Information given =>

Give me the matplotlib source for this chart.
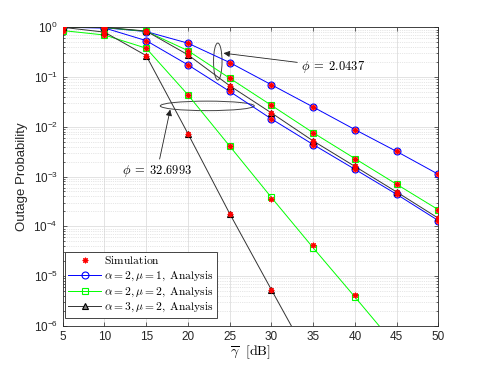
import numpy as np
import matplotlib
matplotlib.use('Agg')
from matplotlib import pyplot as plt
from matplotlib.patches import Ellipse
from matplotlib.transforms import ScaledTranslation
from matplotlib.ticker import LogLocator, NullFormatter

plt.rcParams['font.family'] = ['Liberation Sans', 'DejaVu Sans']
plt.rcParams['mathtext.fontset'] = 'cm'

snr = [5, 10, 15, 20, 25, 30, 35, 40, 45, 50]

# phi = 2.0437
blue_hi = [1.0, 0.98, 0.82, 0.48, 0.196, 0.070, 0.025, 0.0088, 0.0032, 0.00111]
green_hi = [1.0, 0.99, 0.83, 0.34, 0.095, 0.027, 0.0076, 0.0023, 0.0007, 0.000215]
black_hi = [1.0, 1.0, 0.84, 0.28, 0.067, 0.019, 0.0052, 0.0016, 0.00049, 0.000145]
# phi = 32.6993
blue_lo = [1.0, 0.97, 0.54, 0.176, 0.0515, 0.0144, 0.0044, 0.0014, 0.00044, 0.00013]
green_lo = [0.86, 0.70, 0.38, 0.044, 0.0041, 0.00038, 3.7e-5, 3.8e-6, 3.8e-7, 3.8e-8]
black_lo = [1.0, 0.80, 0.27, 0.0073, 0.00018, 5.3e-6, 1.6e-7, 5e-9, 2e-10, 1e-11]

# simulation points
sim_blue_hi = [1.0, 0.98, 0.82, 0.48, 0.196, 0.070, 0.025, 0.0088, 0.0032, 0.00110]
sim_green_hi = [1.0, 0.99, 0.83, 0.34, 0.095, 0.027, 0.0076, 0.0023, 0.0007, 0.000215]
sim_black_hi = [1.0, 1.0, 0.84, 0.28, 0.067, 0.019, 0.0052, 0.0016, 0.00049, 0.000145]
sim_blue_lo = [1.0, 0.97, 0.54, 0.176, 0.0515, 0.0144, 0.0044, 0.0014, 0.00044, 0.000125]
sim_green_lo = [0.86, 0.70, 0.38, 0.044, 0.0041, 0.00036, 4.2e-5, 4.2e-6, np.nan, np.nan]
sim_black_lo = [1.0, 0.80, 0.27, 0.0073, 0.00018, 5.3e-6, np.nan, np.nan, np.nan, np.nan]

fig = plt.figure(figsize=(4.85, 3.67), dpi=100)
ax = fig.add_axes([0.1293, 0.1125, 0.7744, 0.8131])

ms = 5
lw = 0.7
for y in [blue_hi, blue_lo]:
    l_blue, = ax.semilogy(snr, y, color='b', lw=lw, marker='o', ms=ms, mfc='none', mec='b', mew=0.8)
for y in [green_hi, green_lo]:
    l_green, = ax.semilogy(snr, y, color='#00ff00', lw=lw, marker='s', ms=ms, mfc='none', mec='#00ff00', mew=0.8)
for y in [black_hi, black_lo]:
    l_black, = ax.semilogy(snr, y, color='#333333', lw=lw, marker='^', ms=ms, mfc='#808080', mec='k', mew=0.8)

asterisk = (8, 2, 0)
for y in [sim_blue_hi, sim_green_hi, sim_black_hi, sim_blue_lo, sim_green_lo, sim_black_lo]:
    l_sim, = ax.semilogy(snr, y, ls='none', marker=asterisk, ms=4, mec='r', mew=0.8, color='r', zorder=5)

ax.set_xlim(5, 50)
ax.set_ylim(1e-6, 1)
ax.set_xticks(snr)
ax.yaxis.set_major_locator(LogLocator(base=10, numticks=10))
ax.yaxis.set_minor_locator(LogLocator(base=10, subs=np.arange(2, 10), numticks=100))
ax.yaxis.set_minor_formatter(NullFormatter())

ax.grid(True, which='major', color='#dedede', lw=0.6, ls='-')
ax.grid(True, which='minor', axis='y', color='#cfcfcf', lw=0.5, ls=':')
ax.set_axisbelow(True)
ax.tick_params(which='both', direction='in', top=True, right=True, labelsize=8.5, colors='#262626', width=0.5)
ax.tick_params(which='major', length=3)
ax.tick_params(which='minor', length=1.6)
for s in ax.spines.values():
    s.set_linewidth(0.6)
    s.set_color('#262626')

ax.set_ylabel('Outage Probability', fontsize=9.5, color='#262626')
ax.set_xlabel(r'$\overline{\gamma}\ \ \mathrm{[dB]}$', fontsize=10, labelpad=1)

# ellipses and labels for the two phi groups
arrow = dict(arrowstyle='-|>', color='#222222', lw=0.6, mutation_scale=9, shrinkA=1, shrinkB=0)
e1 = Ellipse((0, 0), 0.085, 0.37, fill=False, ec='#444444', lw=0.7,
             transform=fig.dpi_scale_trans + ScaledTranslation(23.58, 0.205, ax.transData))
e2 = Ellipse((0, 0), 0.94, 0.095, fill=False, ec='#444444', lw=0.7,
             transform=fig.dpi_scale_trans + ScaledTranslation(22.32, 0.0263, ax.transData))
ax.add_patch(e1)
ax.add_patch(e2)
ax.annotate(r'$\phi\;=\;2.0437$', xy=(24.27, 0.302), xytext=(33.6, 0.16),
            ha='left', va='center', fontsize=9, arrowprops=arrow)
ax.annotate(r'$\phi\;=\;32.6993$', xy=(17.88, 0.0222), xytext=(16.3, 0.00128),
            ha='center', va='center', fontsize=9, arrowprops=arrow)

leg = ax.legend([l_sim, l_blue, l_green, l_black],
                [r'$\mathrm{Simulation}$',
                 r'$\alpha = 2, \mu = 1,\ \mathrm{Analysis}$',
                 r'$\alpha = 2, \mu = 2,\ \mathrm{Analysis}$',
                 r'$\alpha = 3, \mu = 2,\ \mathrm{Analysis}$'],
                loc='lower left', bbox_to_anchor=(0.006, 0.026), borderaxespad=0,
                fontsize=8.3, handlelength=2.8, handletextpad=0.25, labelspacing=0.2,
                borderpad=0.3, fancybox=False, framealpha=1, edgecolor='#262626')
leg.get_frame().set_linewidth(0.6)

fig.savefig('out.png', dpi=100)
* * *
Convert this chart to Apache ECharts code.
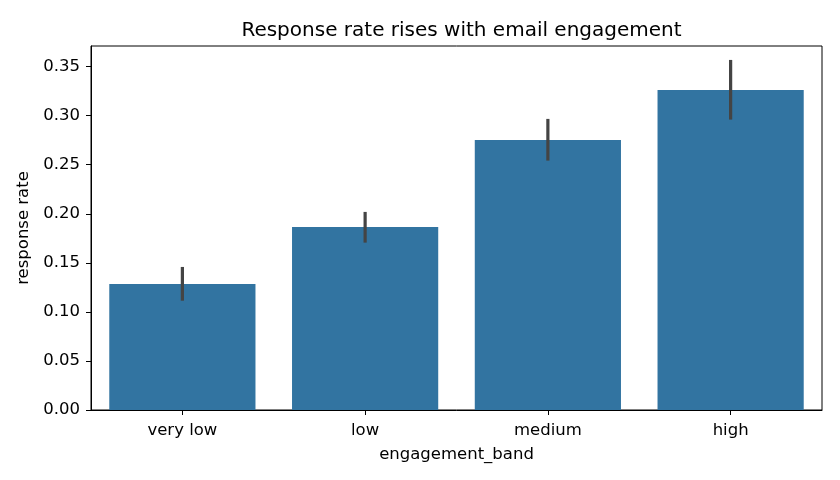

What is required =>
Above are the records; copy exactly the lines from the one with "Give me the matplotlib source for this chart." through the one with "5e-9, 2e-10, 1e-11]", including both, and nothing more. Leave out pictures.

Exercise result =>
Give me the matplotlib source for this chart.
import numpy as np
import matplotlib
matplotlib.use('Agg')
from matplotlib import pyplot as plt
from matplotlib.patches import Ellipse
from matplotlib.transforms import ScaledTranslation
from matplotlib.ticker import LogLocator, NullFormatter

plt.rcParams['font.family'] = ['Liberation Sans', 'DejaVu Sans']
plt.rcParams['mathtext.fontset'] = 'cm'

snr = [5, 10, 15, 20, 25, 30, 35, 40, 45, 50]

# phi = 2.0437
blue_hi = [1.0, 0.98, 0.82, 0.48, 0.196, 0.070, 0.025, 0.0088, 0.0032, 0.00111]
green_hi = [1.0, 0.99, 0.83, 0.34, 0.095, 0.027, 0.0076, 0.0023, 0.0007, 0.000215]
black_hi = [1.0, 1.0, 0.84, 0.28, 0.067, 0.019, 0.0052, 0.0016, 0.00049, 0.000145]
# phi = 32.6993
blue_lo = [1.0, 0.97, 0.54, 0.176, 0.0515, 0.0144, 0.0044, 0.0014, 0.00044, 0.00013]
green_lo = [0.86, 0.70, 0.38, 0.044, 0.0041, 0.00038, 3.7e-5, 3.8e-6, 3.8e-7, 3.8e-8]
black_lo = [1.0, 0.80, 0.27, 0.0073, 0.00018, 5.3e-6, 1.6e-7, 5e-9, 2e-10, 1e-11]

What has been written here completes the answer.